Thursday, November 4, 2010

EXTRA: Will Simon be a more effective lieutenant governor than her predecessor?

SIMON: Following in father's footsteps
Lt. Gov.-elect Sheila Simon is the daughter of a former lieutenant governor herself, as Paul Simon served in the state Legislature and as second-in-command of state government before moving on to a career in Congress – including 12 years as a U.S. senator from Illinois.

Yet in hearing from Simon on Thursday, I couldn’t help but detect a tone reminiscent of another political official, one whom she probably would not appreciate being compared to – former Gov. Rod Blagojevich.

WSIL-TV, AN ABC affiliate covering Southern Illinois, talked with Sheila about her thoughts upon becoming the state’s lieutenant governor – at least in the opinion of the Associated Press, which on Thursday proclaimed her running mate, Gov. Pat Quinn, to be the winner of this week’s election.

Most of her thoughts (concerning patience in waiting for the final vote tallies) were predictable. Yet I couldn’t help but catch her comment about a residence.

“I’m not going to pack my bags and move to Springfield at all. I’m from Carbondale,” Simon said. “I’m going to stay in Carbondale,” adding she hopes to do a “good deal” of her work from her Southern Illinois home city – where she was on the faculty of Southern Illinois University School of Law.

Technically, she’s going to have to do something to establish a residence in Springfield, since state law requires all the constitutional officers EXCEPT governor to have a capital city residence (in the case of governor, the state provides the Executive Mansion for the governor’s use).

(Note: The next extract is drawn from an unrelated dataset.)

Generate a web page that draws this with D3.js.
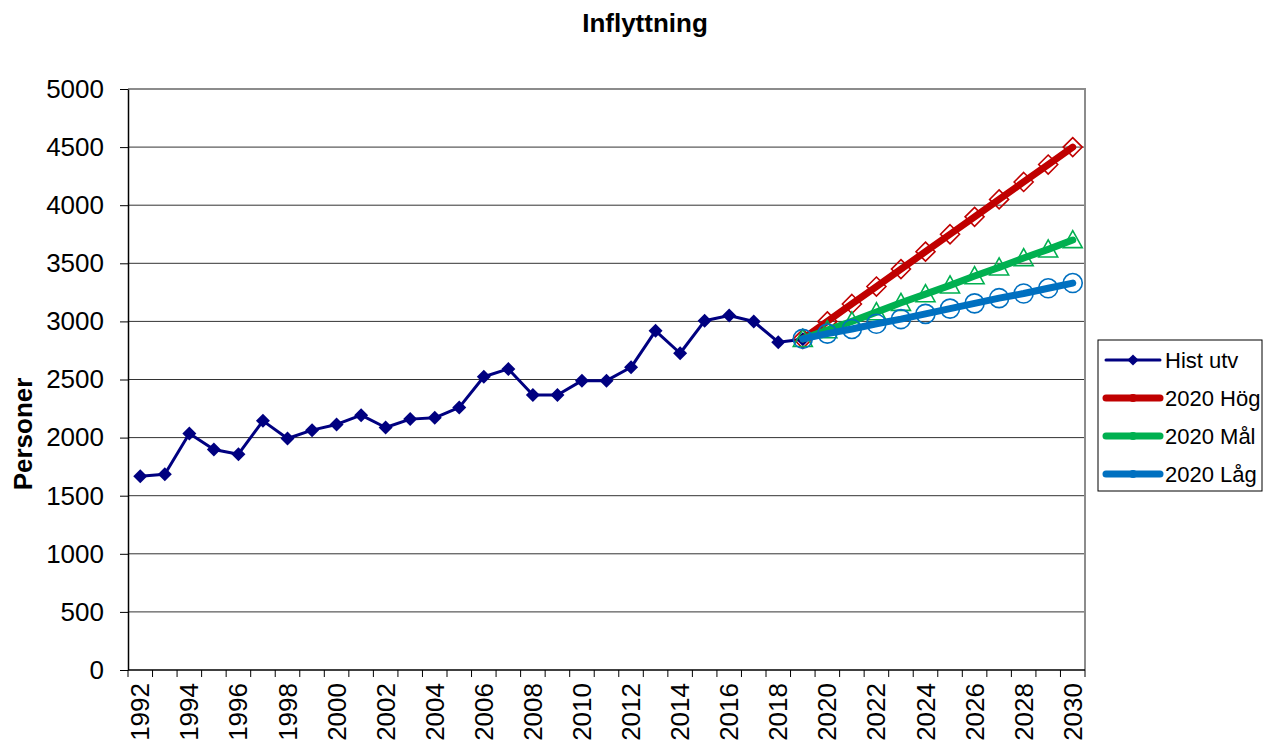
<!DOCTYPE html>
<html lang="sv">
<head>
<meta charset="UTF-8">
<title>Inflyttning</title>
<script src="https://d3js.org/d3.v7.min.js"></script>
<style>
  body, html { margin: 0; background: #fff; }
  svg { display: block; font-family: Arial, "Liberation Sans", sans-serif; }
  .grid line { stroke: #333; stroke-width: 1; }
  .axis path, .axis line { stroke: #000; }
  .axis text { font-size: 26px; fill: #000; }
  .legend text { font-size: 22px; fill: #000; }
</style>
</head>
<body>
<script>
// kategorier (år)
const years = [1992, 1993, 1994, 1995, 1996, 1997, 1998, 1999, 2000, 2001, 2002, 2003, 2004,
  2005, 2006, 2007, 2008, 2009, 2010, 2011, 2012, 2013, 2014, 2015, 2016, 2017, 2018, 2019,
  2020, 2021, 2022, 2023, 2024, 2025, 2026, 2027, 2028, 2029, 2030];

// historisk utveckling 1992-2019
const histYears = years.slice(0, 28);
const histValues = [1667, 1684, 2035, 1897, 1857, 2144, 1992, 2064, 2113, 2193, 2087, 2159, 2170, 2260,
  2524, 2591, 2366, 2366, 2490, 2490, 2605, 2919, 2726, 3005, 3051, 2999, 2821, 2847];

// prognoser 2019-2030
const progYears = years.slice(27);
const hogValues = [2850, 3000, 3150, 3300, 3450, 3600, 3750, 3900, 4050, 4200, 4350, 4500];
const malValues = [2850, 2925, 3000, 3080, 3160, 3235, 3310, 3390, 3465, 3545, 3620, 3700];
const lagValues = [2850, 2895, 2935, 2980, 3020, 3065, 3110, 3155, 3200, 3240, 3285, 3330];

const yTicks = [0, 500, 1000, 1500, 2000, 2500, 3000, 3500, 4000, 4500, 5000];

const width = 1264, height = 745;
const plot = { left: 128, right: 1085, top: 89, bottom: 670 };

const svg = d3.select("body").append("svg")
  .attr("width", width)
  .attr("height", height);

const x = d3.scaleBand().domain(years).range([plot.left, plot.right]).padding(0);
const y = d3.scaleLinear().domain([0, 5000]).range([plot.bottom, plot.top]);
const cx = d => x(d) + x.bandwidth() / 2;

// stödlinjer
svg.append("g").attr("class", "grid")
  .selectAll("line")
  .data(yTicks.filter(d => d > 0 && d < 5000))
  .join("line")
  .attr("x1", plot.left).attr("x2", plot.right)
  .attr("y1", d => y(d)).attr("y2", d => y(d));

// ram: topp och höger i grått
svg.append("path")
  .attr("d", `M${plot.left},${plot.top}H${plot.right}V${plot.bottom}`)
  .attr("fill", "none")
  .attr("stroke", "#8c8c8c")
  .attr("stroke-width", 2);

// y-axel
svg.append("g").attr("class", "axis")
  .attr("transform", `translate(${plot.left},0)`)
  .call(d3.axisLeft(y).tickValues(yTicks).tickFormat(d3.format("d"))
    .tickSize(8).tickPadding(16).tickSizeOuter(0))
  .call(g => g.select(".domain").attr("stroke-width", 1.5));

// x-axel: streck vid kategorigränser, etiketter varannat år
const xAxis = svg.append("g").attr("class", "axis")
  .attr("transform", `translate(0,${plot.bottom})`);
xAxis.append("line")
  .attr("x1", plot.left).attr("x2", plot.right)
  .attr("stroke", "#000").attr("stroke-width", 1.5);
xAxis.selectAll(".xtick")
  .data(years.concat([null]))
  .join("line")
  .attr("class", "xtick")
  .attr("x1", (d, i) => i < years.length ? x(d) : plot.right)
  .attr("x2", (d, i) => i < years.length ? x(d) : plot.right)
  .attr("y1", 0).attr("y2", 7)
  .attr("stroke", "#000");
xAxis.selectAll(".xlabel")
  .data(years.filter(d => d % 2 === 0))
  .join("text")
  .attr("class", "xlabel")
  .attr("transform", d => `translate(${cx(d) + 9},13) rotate(-90)`)
  .attr("text-anchor", "end")
  .text(d => d);

// serier
const line = d3.line().x(d => cx(d[0])).y(d => y(d[1]));
const zip = (ks, vs) => ks.map((k, i) => [k, vs[i]]);

const series = [
  { name: "Hist utv", data: zip(histYears, histValues), color: "#000080", width: 3, marker: "diamondFill" },
  { name: "2020 Hög", data: zip(progYears, hogValues), color: "#C00000", width: 7, marker: "diamond" },
  { name: "2020 Mål", data: zip(progYears, malValues), color: "#00B050", width: 7, marker: "triangle" },
  { name: "2020 Låg", data: zip(progYears, lagValues), color: "#0070C0", width: 7, marker: "circle" }
];

function drawMarker(g, type, color, px, py, scale) {
  const s = scale || 1;
  if (type === "diamondFill") {
    const r = 7 * s;
    g.append("path")
      .attr("d", `M${px},${py - r}L${px + r},${py}L${px},${py + r}L${px - r},${py}Z`)
      .attr("fill", color);
  } else if (type === "diamond") {
    const r = 9.5 * s;
    g.append("path")
      .attr("d", `M${px},${py - r}L${px + r},${py}L${px},${py + r}L${px - r},${py}Z`)
      .attr("fill", "none").attr("stroke", color).attr("stroke-width", 1.6);
  } else if (type === "triangle") {
    const r = 9.5 * s;
    g.append("path")
      .attr("d", `M${px},${py - r}L${px + r},${py + r * 0.8}L${px - r},${py + r * 0.8}Z`)
      .attr("fill", "none").attr("stroke", color).attr("stroke-width", 1.6);
  } else if (type === "circle") {
    g.append("circle")
      .attr("cx", px).attr("cy", py).attr("r", 9.5 * s)
      .attr("fill", "none").attr("stroke", color).attr("stroke-width", 1.6);
  }
}

series.forEach(s => {
  const g = svg.append("g");
  g.append("path")
    .datum(s.data)
    .attr("d", line)
    .attr("fill", "none")
    .attr("stroke", s.color)
    .attr("stroke-width", s.width)
    .attr("stroke-linejoin", "round")
    .attr("stroke-linecap", "round");
  s.data.forEach(d => drawMarker(g, s.marker, s.color, cx(d[0]), y(d[1])));
});

// titel
svg.append("text")
  .attr("x", 645).attr("y", 32)
  .attr("text-anchor", "middle")
  .style("font-size", "26px").style("font-weight", "bold")
  .text("Inflyttning");

// y-axelns rubrik
svg.append("text")
  .attr("transform", "translate(32,434) rotate(-90)")
  .attr("text-anchor", "middle")
  .style("font-size", "26px").style("font-weight", "bold")
  .text("Personer");

// förklaring
const legend = svg.append("g").attr("class", "legend");
legend.append("rect")
  .attr("x", 1098).attr("y", 340)
  .attr("width", 164).attr("height", 151)
  .attr("fill", "#fff").attr("stroke", "#000").attr("stroke-width", 1);

series.forEach((s, i) => {
  const ly = 360 + i * 38;
  const row = legend.append("g");
  row.append("line")
    .attr("x1", 1106).attr("x2", 1160)
    .attr("y1", ly).attr("y2", ly)
    .attr("stroke", s.color)
    .attr("stroke-width", s.width)
    .attr("stroke-linecap", "round");
  if (i === 0) {
    drawMarker(row, "diamondFill", s.color, 1133, ly, 0.8);
  } else {
    row.append("circle").attr("cx", 1133).attr("cy", ly).attr("r", 4).attr("fill", s.color);
  }
  row.append("text")
    .attr("x", 1165).attr("y", ly)
    .attr("dy", "0.35em")
    .text(s.name);
});
</script>
</body>
</html>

IT HAS ME wondering if Simon will go the route of Judy Baar Topinka, who back when she was a state legislator and state treasurer rented a cheap house in Springfield and furnished it with items purchased from thrift stores, so as to hold down the expense while maintaining her real home in suburban Riverside.

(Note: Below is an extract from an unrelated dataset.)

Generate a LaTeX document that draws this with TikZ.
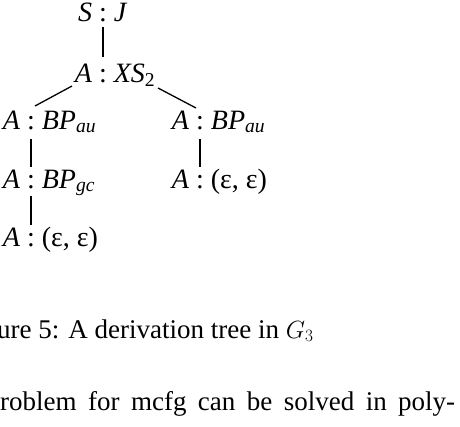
\documentclass[tikz,border=0pt]{standalone}
\usepackage{fontspec}
\setmainfont{Liberation Serif}
\usetikzlibrary{calc}
\newcommand\treelab[2]{\makebox[0pt][r]{#1\ }:\makebox[0pt][l]{\ #2}}
\begin{document}
\begin{tikzpicture}[x=1pt,y=-1pt,
  tree/.style={font=\fontsize{28}{32}\selectfont, inner sep=0pt, anchor=base},
  edge/.style={line width=1.3pt},
  body/.style={font=\fontsize{27}{32}\selectfont, inner sep=0pt, anchor=base west}]
\useasboundingbox (0,0) rectangle (460,426);
\clip (0,0) rectangle (460,426);
\node[tree] (r)  at (103,21)  {\treelab{\textit{S}}{\textit{J}}};
\node[tree] (x)  at (103,82)  {\treelab{\textit{A}}{\textit{XS}\textsubscript{2}}};
\node[tree] (l1) at (31,129)  {\treelab{\textit{A}}{\textit{BP}\textsubscript{\textit{au}}}};
\node[tree] (l2) at (31,188)  {\treelab{\textit{A}}{\textit{BP}\textsubscript{\textit{gc}}}};
\node[tree] (l3) at (31,246)  {\treelab{\textit{A}}{(ε, ε)}};
\node[tree] (r1) at (200,129) {\treelab{\textit{A}}{\textit{BP}\textsubscript{\textit{au}}}};
\node[tree] (r2) at (200,188) {\treelab{\textit{A}}{(ε, ε)}};
\draw[edge] ($(r.base)+(0,6)$) -- ($(x.base)+(0,-25)$);
\draw[edge] ($(x.base)+(-31,4)$) -- ($(l1.base)+(4,-23)$);
\draw[edge] ($(x.base)+(55,6)$) -- ($(r1.base)+(-4,-21)$);
\draw[edge] ($(l1.base)+(0,10)$) -- ($(l2.base)+(0,-21)$);
\draw[edge] ($(l2.base)+(0,8)$) -- ($(l3.base)+(0,-21)$);
\draw[edge] ($(r1.base)+(0,10)$) -- ($(r2.base)+(0,-21)$);
\node[body] (cap) at (-39,338) {Figure 5: A derivation tree in $G_3$};
\node[body] (txt) at (-13.5,410) {\makebox[468.5pt][s]{problem for mcfg can be solved in poly-}};
\end{tikzpicture}
\end{document}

I’m wondering how long it will be until Republican partisans start denouncing her for refusing to live in the capital city, similar to how they used to jump down the throat of Blagojevich for thinking he can do the job from his Ravenswood Manor neighborhood home.

There is the difference that Simon is talking about living in a downstate Illinois city, rather than Chicago. So perhaps she will become the pride of Southern Illinois similar to how her father was.

Then again, Simon didn’t even win her home Jackson County (it was a 45-percent tie for her and Republican opponent Jason Plummer, although Jason got 23 more votes than Sheila). When combined with her previous loss when she ran for mayor of Carbondale, maybe it is a realization that downstate Illinois political people who want a future had better align themselves with Chicago interests to get ahead.

SPECULATION HAS ALREADY begun as to what exactly Simon contributed to the campaign season. Did she help make Quinn look a little more sympathetic to women voters? Did the tie to her father help make the Republican ticket’s conservative ideological beliefs seem all the more whacked out by comparison?

Back when P. Simon was Lt. Gov.
Regardless, it will be interesting come January when Simon takes the oath of office for the political post that set the stage for her father to start running for high-level political posts in Illinois (a failed governor bid in 1972, several terms in Congress and two terms in the Senate).

At age 49, she is young enough to take a future shot at some higher office. I don’t know if she’ll wind up rivaling her father as the most-prominent “Simon” in Illinois political history. Although considering that she and Quinn don’t have the same contempt for each other that Quinn and Blagojevich did (or distrust her father had as a Democratic lieutenant governor, paired up with Republican Gov. Richard Ogilvie), she’s bound to be more effective in the post than her predecessor was.